Prometheus also proved to be useful for infrastructure monitoring. When paired with Grafana, it excelled at providing great visualization and alerting for infrastructure components, such as:

  • CPU and memory metrics

  • Kafka topic consumption metrics

  • JVM metrics

  • HTTP status code and response time metrics

Grafana Metrics for Http, JVM, Container and Kafka

Prometheus and Grafana were thus retained for infrastructure monitoring.

Benefits and long-term vision

At first glance, it might seem like we have multiple tools doing similar things. However, each tool has its unique strengths and purposes:

High availability in the monitoring solution: If one system has issues, another system may still catch the problem.

More insights: Multiple tools provide a richer set of data and insights and more granular metrics collection.
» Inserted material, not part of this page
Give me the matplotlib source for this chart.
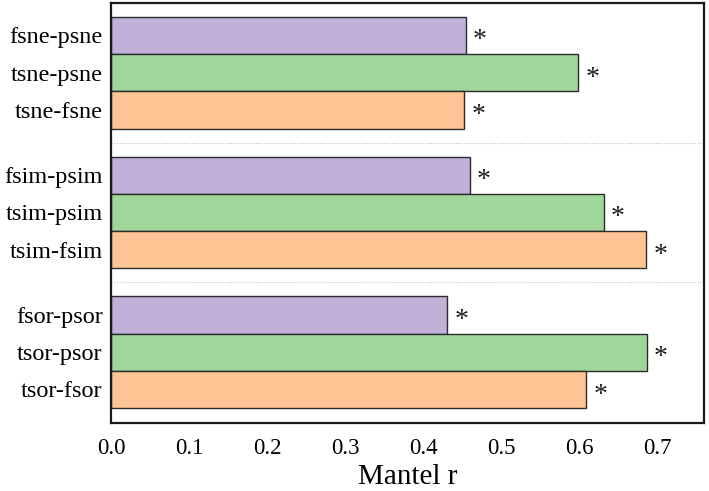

Our long-term vision is to reduce the monitoring solution to a maximum of two tools that support all the requirements of functional and non-functional metric collections and alerting. This will simplify our monitoring landscape while ensuring comprehensive coverage.

Summary

Final observability evolution in Addepar Trading

In conclusion, the journey of implementing a robust monitoring solution for our trading solution has been a learning experience. By leveraging the strengths of multiple tools and continuously refining our approach, we have built a system that meets our monitoring needs effectively.

Next steps

As we continue to innovate and pursue our goals of achieving the best possible solutions, we are exploring new monitoring tools to provide a more sustainable and long-term approach. This exploration is driven by our commitment to continuous improvement and excellence.